No todos los días se producen el 20-N ni el 11-S, ni se rompe una presa o enchironan a un personaje conocido. El periodismo ha vivido siempre de lo que superficialmente podría considerarse el relleno, los artículos de fondo, los crucigramas, las onomásticas y las necrológicas. En esto último, francamente, se pasan, pues muchos periódicos nos dan pormenorizada noticia de la vida de un famoso intérprete de ocarina, fallecido en Boston, o el de un viceministro balcánico, muy conocido en su casa a la hora de morirse. Interesa a alguien el planteamiento de jugadas abstrusas de ajedrez o el atosigante sudoku, sin hablar de los anuncios por palabras, hoy envilecidos por la propaganda intrasexual.
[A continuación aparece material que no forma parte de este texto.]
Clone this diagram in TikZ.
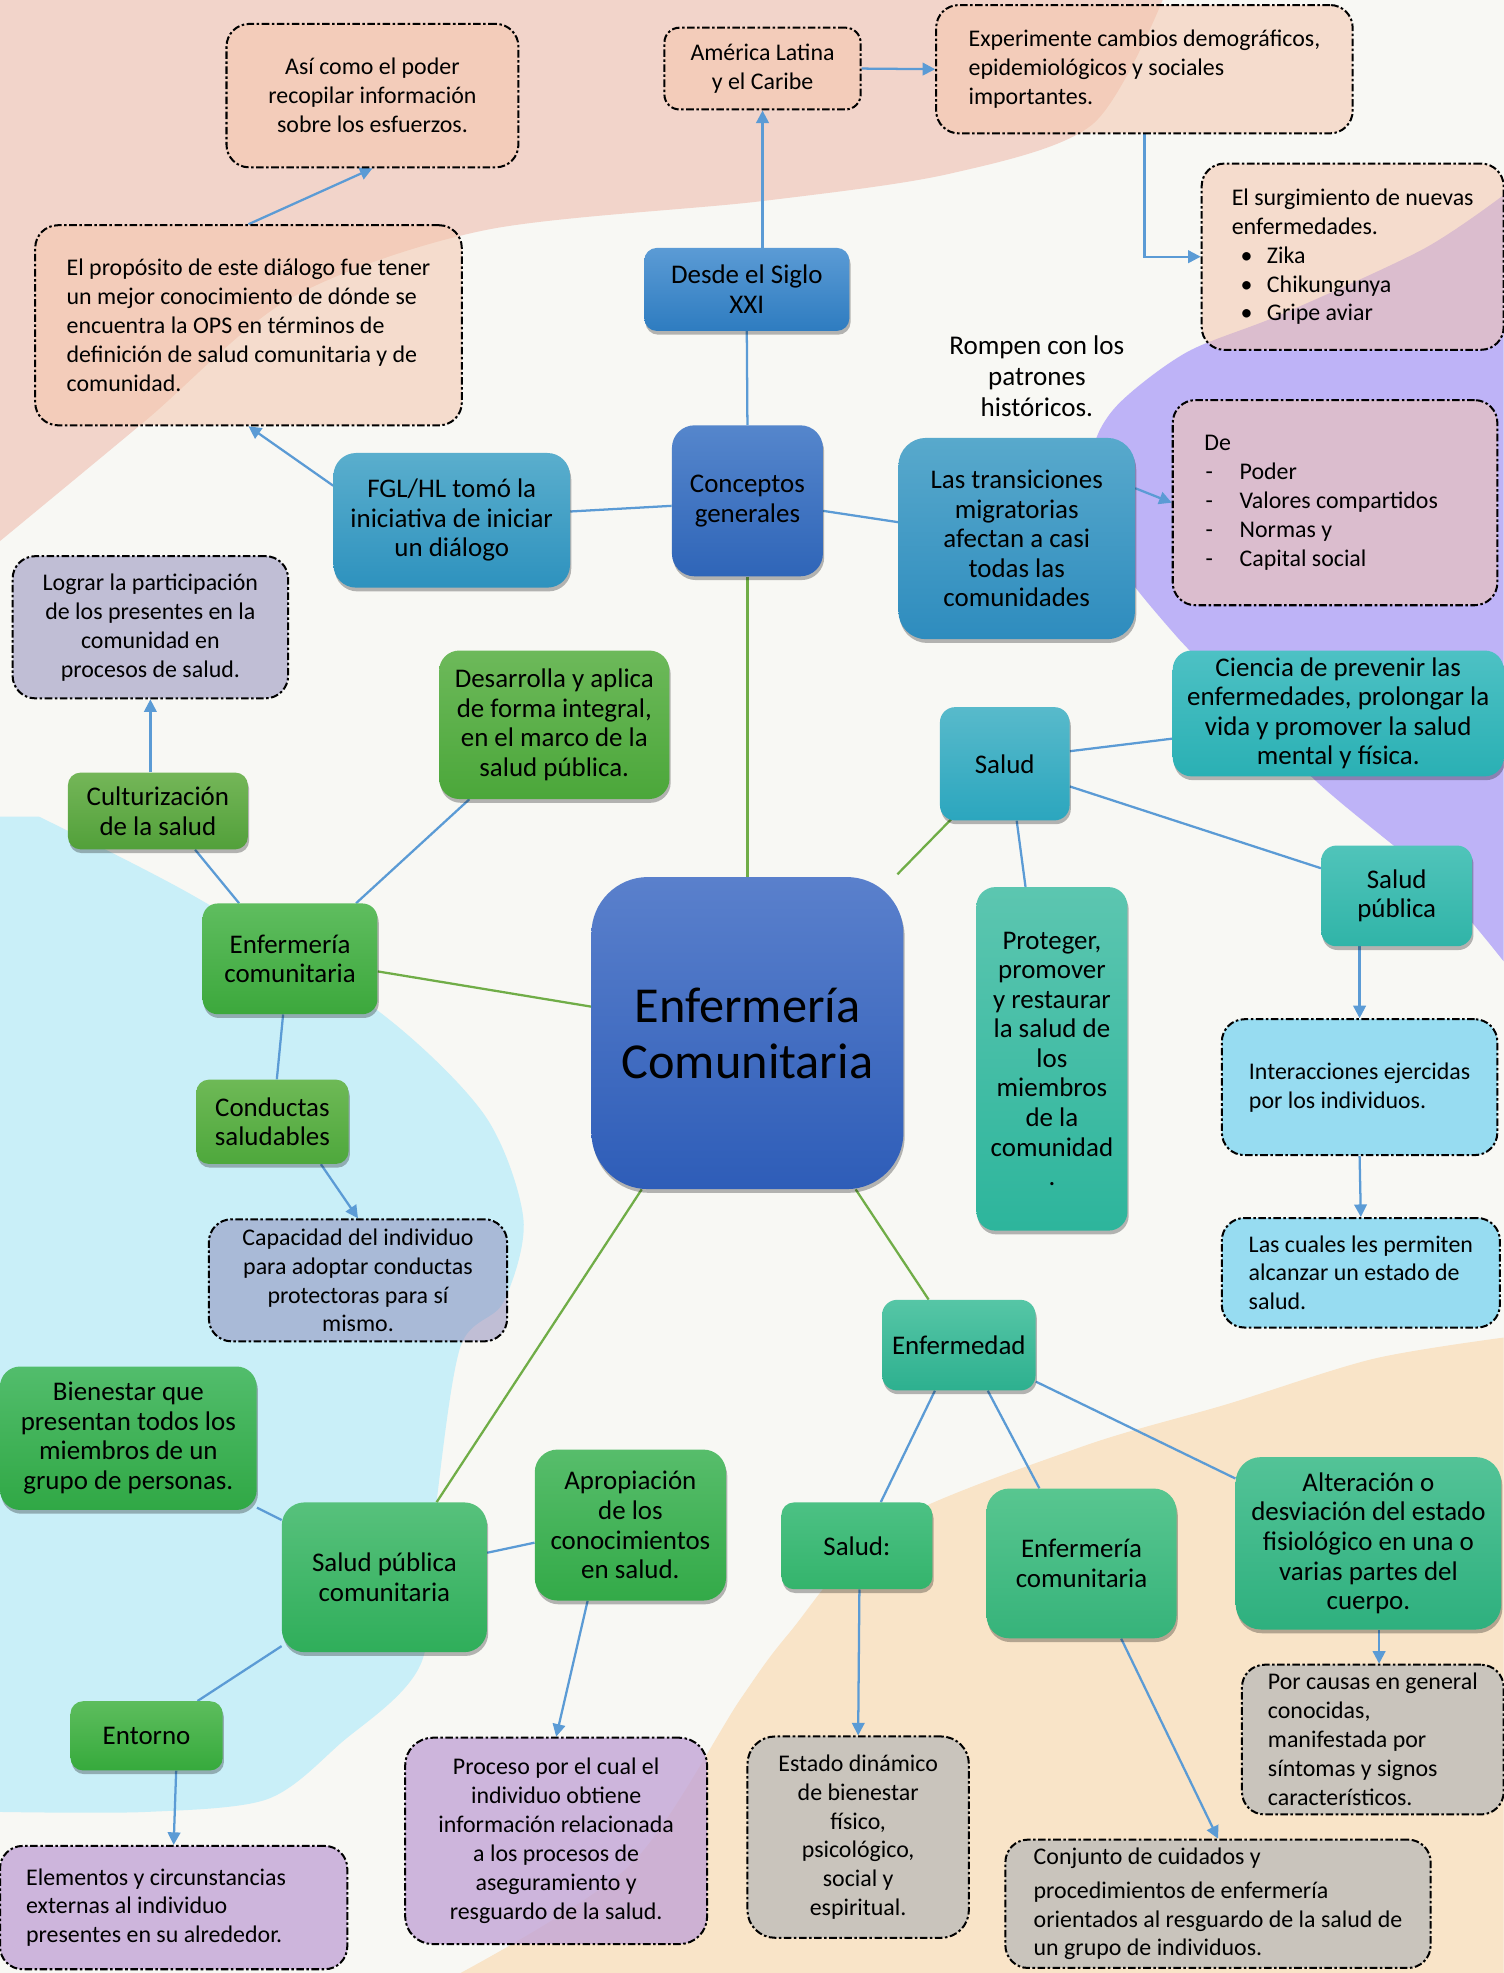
\documentclass[tikz,border=0pt]{standalone}
\usepackage{fontspec}
\setmainfont{Carlito}
\usetikzlibrary{shadows,arrows.meta,calc}
\definecolor{bgc}{HTML}{F8F8F4}
\definecolor{pinkbg}{HTML}{F2D4CA}
\definecolor{purpbg}{HTML}{BEB3F7}
\definecolor{bluebg}{HTML}{C9EFF8}
\definecolor{peachbg}{HTML}{F9E4C8}
\definecolor{lblue}{HTML}{5B9BD5}
\definecolor{lgreen}{HTML}{70AD47}
\definecolor{peachbox}{HTML}{F4C6AD}
\definecolor{lavbox}{HTML}{8A86B8}
\definecolor{cyanbox}{HTML}{97DCF1}
\definecolor{greybox}{HTML}{C9C4BC}
\definecolor{purpbox}{HTML}{C3A5D6}
\newcommand{\mynf}{\fontsize{19}{23}\selectfont}
\newcommand{\mysf}{\fontsize{21.4}{23.5}\selectfont}
\newcommand{\bul}[1]{\makebox[28pt][l]{\hspace{7pt}\textbullet}#1}
\newcommand{\dsh}[1]{\makebox[28pt][l]{\hspace{1pt}-}#1}
\pgfdeclarelayer{bgl}
\pgfdeclarelayer{lnl}
\pgfsetlayers{bgl,lnl,main}
\tikzset{
  wh/.style 2 args={minimum width=#1, minimum height=#2},
  grad/.code 2 args={\definecolor{gt#1}{HTML}{#1}\definecolor{gb#2}{HTML}{#2}\pgfkeysalso{top color=gt#1,bottom color=gb#2}},
  sbox/.style={draw=none, rounded corners=12pt, inner sep=0pt, align=center, font=\mysf,
    drop shadow={shadow xshift=1pt, shadow yshift=-3pt, opacity=0.28, fill=black}},
  dbox/.style={draw=black, line width=1.6pt, dash pattern=on 6pt off 2pt on 2pt off 2pt,
    rounded corners=18pt, inner sep=0pt, font=\mynf, text opacity=1},
  pfill/.style={fill=peachbox, fill opacity=0.55},
  bline/.style={draw=lblue, line width=1.8pt},
  barr/.style={bline, -{Triangle[length=10pt,width=10pt]}},
  gline/.style={draw=lgreen, line width=1.8pt}
}
\begin{document}
\begin{tikzpicture}[x=1pt,y=-1pt]
\useasboundingbox (0,0) rectangle (1195,1568);
\begin{pgfonlayer}{bgl}
\fill[bgc] (0,0) rectangle (1195,1568);
\fill[pinkbg] (0,0) -- (924,0) -- plot[smooth] coordinates {(924,0)(868,99)(755,138)(604,160)(385,183)(231,237)(116,334)(0,430)} -- cycle;
\fill[purpbg] (1195,155) -- plot[smooth] coordinates {(1195,155)(1131,198)(1018,250)(943,280)(887,323)(868,362)(878,420)(898,461)(937,508)} -- plot[smooth] coordinates {(937,508)(1043,618)(1138,698)(1195,764)} -- cycle;
\fill[bluebg] (0,649) -- plot[smooth] coordinates {(31,649)(154,712)(300,803)(385,886)(416,969)(400,1035)(366,1070)(347,1193)(335,1321)(270,1386)(212,1430)(116,1440)(0,1440)} -- cycle;
\fill[peachbg] plot[smooth] coordinates {(1195,1063)(1091,1080)(975,1116)(859,1150)(704,1213)(627,1298)(588,1351)(501,1482)(366,1568)} -- (1195,1568) -- cycle;
\end{pgfonlayer}

% solid nodes
\node[sbox, wh={248}{248}, rounded corners=45pt, grad={5A80CC}{2E5DB8}, font=\fontsize{40}{44.5}\selectfont] (central) at (594,821) {Enfermería\\Comunitaria};
\node[sbox, wh={120}{120}, rounded corners=18pt, grad={5586CC}{2F65B8}] (conc) at (594,398) {Conceptos\\generales};
\node[sbox, wh={163}{66}, rounded corners=10pt, grad={5B9BD5}{2E7CC0}] (desde) at (593.5,230) {Desde el Siglo\\XXI};
\node[sbox, wh={188}{107}, rounded corners=18pt, grad={5AAECD}{2E92BE}] (fgl) at (359,413.5) {FGL/HL tomó la\\iniciativa de iniciar\\un diálogo};
\node[sbox, wh={188}{160}, rounded corners=22pt, grad={58A9CC}{2E8CBE}] (trans) at (808,428) {Las transiciones\\migratorias\\afectan a casi\\todas las\\comunidades};
\node[sbox, wh={103}{90}, grad={58BACB}{2BA6BE}] (salud1) at (798.5,607) {Salud};
\node[sbox, wh={263}{100}, rounded corners=15pt, grad={4DC1C4}{2AB0B4}] (ciencia) at (1063.5,567) {Ciencia de prevenir las\\enfermedades, prolongar la\\vida y promover la salud\\mental y física.};
\node[sbox, wh={120}{80}, grad={50C4BA}{30B4A8}] (saludpub) at (1110,712) {Salud\\pública};
\node[sbox, wh={120}{273}, rounded corners=15pt, grad={5CC6B0}{2DB59C}] (proteger) at (836,841.5) {Proteger,\\promover\\y restaurar\\la salud de\\los\\miembros\\de la\\comunidad\\.};
\node[sbox, wh={122}{72}, grad={56C6A6}{2DB08F}] (enfermedad) at (762,1069) {Enfermedad};
\node[sbox, wh={120}{69}, rounded corners=10pt, grad={4CC184}{34B46C}] (salud2) at (681,1228.5) {Salud:};
\node[sbox, wh={151}{119}, rounded corners=18pt, grad={58C690}{36B37A}] (enfcom2) at (859.5,1242.5) {Enfermería\\comunitaria};
\node[sbox, wh={211}{137}, rounded corners=20pt, grad={53C397}{2EB07E}] (alteracion) at (1087.5,1226.5) {Alteración o\\desviación del estado\\fisiológico en una o\\varias partes del\\cuerpo.};
\node[sbox, wh={139}{88}, grad={5FBD5F}{3CA83C}] (enfcom1) at (230.5,762) {Enfermería\\comunitaria};
\node[sbox, wh={143}{61}, rounded corners=10pt, grad={74B658}{52A03A}] (cultur) at (125.5,644.5) {Culturización\\de la salud};
\node[sbox, wh={183}{118}, rounded corners=16pt, grad={6DB95A}{4BA73A}] (desarrolla) at (440.5,576) {Desarrolla y aplica\\de forma integral,\\en el marco de la\\salud pública.};
\node[sbox, wh={121}{67}, rounded corners=10pt, grad={6EB956}{4EA83C}] (conductas) at (216.5,891.5) {Conductas\\saludables};
\node[sbox, wh={204}{114}, rounded corners=16pt, grad={52BD6C}{30A845}] (bienestar) at (102,1143) {Bienestar que\\presentan todos los\\miembros de un\\grupo de personas.};
\node[sbox, wh={163}{119}, rounded corners=18pt, grad={57C17C}{2FAE5A}] (spc) at (305.5,1253.5) {Salud pública\\comunitaria};
\node[sbox, wh={152}{120}, rounded corners=18pt, grad={57BD6B}{33AA48}] (aprop) at (501,1212) {Apropiación\\de los\\conocimientos\\en salud.};
\node[sbox, wh={121}{55}, rounded corners=10pt, grad={5DBD5D}{36AA3C}] (entorno) at (116.5,1379.5) {Entorno};

% dashed boxes
\node[dbox, pfill, wh={232}{114}, align=center] (asi) at (296,76) {Así como el poder\\recopilar información\\sobre los esfuerzos.};
\node[dbox, pfill, wh={339}{159}, align=left] (proposito) at (197.5,258.5) {El propósito de este diálogo fue tener\\un mejor conocimiento de dónde se\\encuentra la OPS en términos de\\definición de salud comunitaria y de\\comunidad.};
\node[dbox, pfill, wh={156}{65}, align=center, rounded corners=12pt] (america) at (606,54.5) {América Latina\\y el Caribe};
\node[dbox, pfill, wh={331}{102}, align=left] (exp) at (909.5,55) {Experimente cambios demográficos,\\epidemiológicos y sociales\\importantes.};
\node[dbox, pfill, wh={240}{148}, align=left] (surg) at (1075,204) {El surgimiento de nuevas\\enfermedades.\\\bul{Zika}\\\bul{Chikungunya}\\\bul{Gripe aviar}};
\node[dbox, pfill, wh={258}{163}, align=left] (de) at (1061,399.5) {De\\\dsh{Poder}\\\dsh{Valores compartidos}\makebox[22pt]{}\\\dsh{Normas y}\\\dsh{Capital social}};
\node[dbox, fill=lavbox, fill opacity=0.5, wh={219}{113}, align=center] (lograr) at (119.5,498.5) {Lograr la participación\\de los presentes en la\\comunidad en\\procesos de salud.};
\node[dbox, fill=lavbox, fill opacity=0.5, wh={237}{97}, align=center] (capacidad) at (284.5,1017.5) {Capacidad del individuo\\para adoptar conductas\\protectoras para sí\\mismo.};
\node[dbox, fill=cyanbox, wh={219}{108}, align=left] (inter) at (1080.5,864) {Interacciones ejercidas\\por los individuos.};
\node[dbox, fill=cyanbox, wh={221}{87}, align=left] (cuales) at (1081.5,1011.5) {Las cuales les permiten\\alcanzar un estado de\\salud.};
\node[dbox, fill=greybox, wh={208}{119}, align=left] (porcausas) at (1091,1382.5) {Por causas en general\\conocidas,\\manifestada por\\síntomas y signos\\característicos.};
\node[dbox, fill=greybox, wh={176}{160}, align=center, rounded corners=22pt] (estado) at (682,1460) {Estado dinámico\\de bienestar\\físico,\\psicológico,\\social y\\espiritual.};
\node[dbox, fill=greybox, wh={338}{102}, align=left] (conjunto) at (968,1513) {Conjunto de cuidados y\\[4pt]procedimientos de enfermería\\orientados al resguardo de la salud de\\un grupo de individuos.};
\node[dbox, fill=purpbox, fill opacity=0.8, wh={240}{164}, align=center, rounded corners=22pt] (proceso) at (442,1463) {Proceso por el cual el\\individuo obtiene\\información relacionada\\a los procesos de\\aseguramiento y\\resguardo de la salud.};
\node[dbox, fill=purpbox, fill opacity=0.8, wh={276}{98}, align=left] (elementos) at (138,1516) {Elementos y circunstancias\makebox[28pt]{}\\externas al individuo\\presentes en su alrededor.};

\node[align=center, inner sep=0pt, font=\fontsize{21.5}{25}\selectfont] (rompen) at (824,299) {Rompen con los\\patrones\\históricos.};

\begin{pgfonlayer}{lnl}
% blue connectors top
\draw[bline] (conc.north) -- (desde.south);
\draw[barr] (america.south |- desde.north) -- (america.south);
\draw[barr] (america.east) -- (exp.west);
\draw[barr] (exp.south) |- (surg.west);
\draw[bline] ($(conc.west)+(0,4)$) -- ($(fgl.east)+(0,-7)$);
\draw[barr] ($(fgl.west)+(0,-27.5)$) -- (proposito.south);
\draw[barr] (proposito.north) -- (asi.south);
\draw[bline] ($(conc.east)+(0,8)$) -- ($(trans.west)+(0,-13)$);
\draw[barr] ($(trans.east)+(0,-40)$) -- (de.west);
% green main
\draw[gline] (conc.south) -- (central.north);
\draw[gline] ($(central.north east)+(-5,-2)$) -- ($(salud1.south west)+(9,-1)$);
\draw[gline] ($(central.west)+(0,-21)$) -- ($(enfcom1.east)+(0,10)$);
\draw[gline] ($(central.south)+(-84,0)$) -- ($(spc.north)+(41.5,0)$);
\draw[gline] ($(central.south)+(86,0)$) -- ($(enfermedad.north)+(-24,0)$);
% salud
\draw[bline] ($(salud1.east)+(0,-10)$) -- ($(ciencia.west)+(0,20)$);
\draw[bline] ($(salud1.east)+(0,18)$) -- ($(saludpub.west)+(0,-22)$);
\draw[bline] ($(salud1.south)+(9.5,0)$) -- ($(proteger.north)+(-21,0)$);
\draw[barr] (inter.north |- saludpub.south) -- (inter.north);
\draw[barr] (inter.south) -- (cuales.north);
% left cluster
\draw[bline] ($(enfcom1.north)+(-40.5,0)$) -- ($(cultur.south)+(29.5,0)$);
\draw[barr] (lograr.south |- cultur.north) -- (lograr.south);
\draw[bline] ($(enfcom1.north)+(52.5,0)$) -- ($(desarrolla.south)+(-67.5,0)$);
\draw[bline] ($(enfcom1.south)+(-5.5,0)$) -- ($(conductas.north)+(3.5,0)$);
\draw[barr] ($(conductas.south)+(38.5,0)$) -- (capacidad.north);
% enfermedad cluster
\draw[bline] ($(enfermedad.south)+(-19,0)$) -- ($(salud2.north)+(19,0)$);
\draw[bline] ($(enfermedad.south)+(23,0)$) -- ($(enfcom2.north)+(-33.5,0)$);
\draw[bline] ($(enfermedad.east)+(0,29)$) -- ($(alteracion.west)+(0,-51.5)$);
\draw[barr] ($(salud2.south)+(2,0)$) -- (estado.north);
\draw[barr] ($(enfcom2.south)+(31.5,0)$) -- (conjunto.north);
\draw[barr] ($(alteracion.south)+(8.5,0)$) -- ($(porcausas.north)+(5,0)$);
% spc cluster
\draw[bline] ($(spc.west)+(0,-45.5)$) -- ($(bienestar.south east)+(0,-2)$);
\draw[bline] ($(spc.east)+(0,-19.5)$) -- ($(aprop.west)+(0,14)$);
\draw[bline] ($(spc.south west)+(0,-5)$) -- ($(entorno.north)+(40.5,0)$);
\draw[barr] ($(entorno.south)+(23.5,0)$) -- (elementos.north);
\draw[barr] ($(aprop.south)+(-34,0)$) -- (proceso.north);
\end{pgfonlayer}
\end{tikzpicture}
\end{document}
Se pronosticó el fin del teatro con la llegada del cine y si muere el teatro será porque no haya autores que sorprendan y distraigan al espectador. También el cine iba a desaparecer comido por la radiotelevisión y lo que ocurre es que sobreviven las buenas películas; ahora, con las subvenciones, hay un empacho detestable de producciones que alejan al espectador de las salas. Cierto que el automóvil suplantó a los carruajes tirados por animales, porque fue una concepción nueva, muy parecida, formalmente, a su modelo previo. Supo transformarse, desde el cabriolé hasta el bólido de fórmula 1.
No es cuestión de transmitir noticias, repito, solo hay que trasladarse a los comienzos, cuando las portadas de los diarios eran meros mensajes publicitarios, salpicados con algún recuadro de actualidad. El periódico impreso enseña a leer, a fijar en la memoria el formato de las letras, la armonía de la palabra, algo que no se da en la pantalla. El artículo de opinión podría llegar a cambiar la del lector, tras una relectura reposada, el recorte previsor, las acotaciones propias. Aunque sea débilmente, estoy en desacuerdo con Juan Cruz cuando pronostica que la tecnología va a superar al oficio. ¡Si son la misma cosa!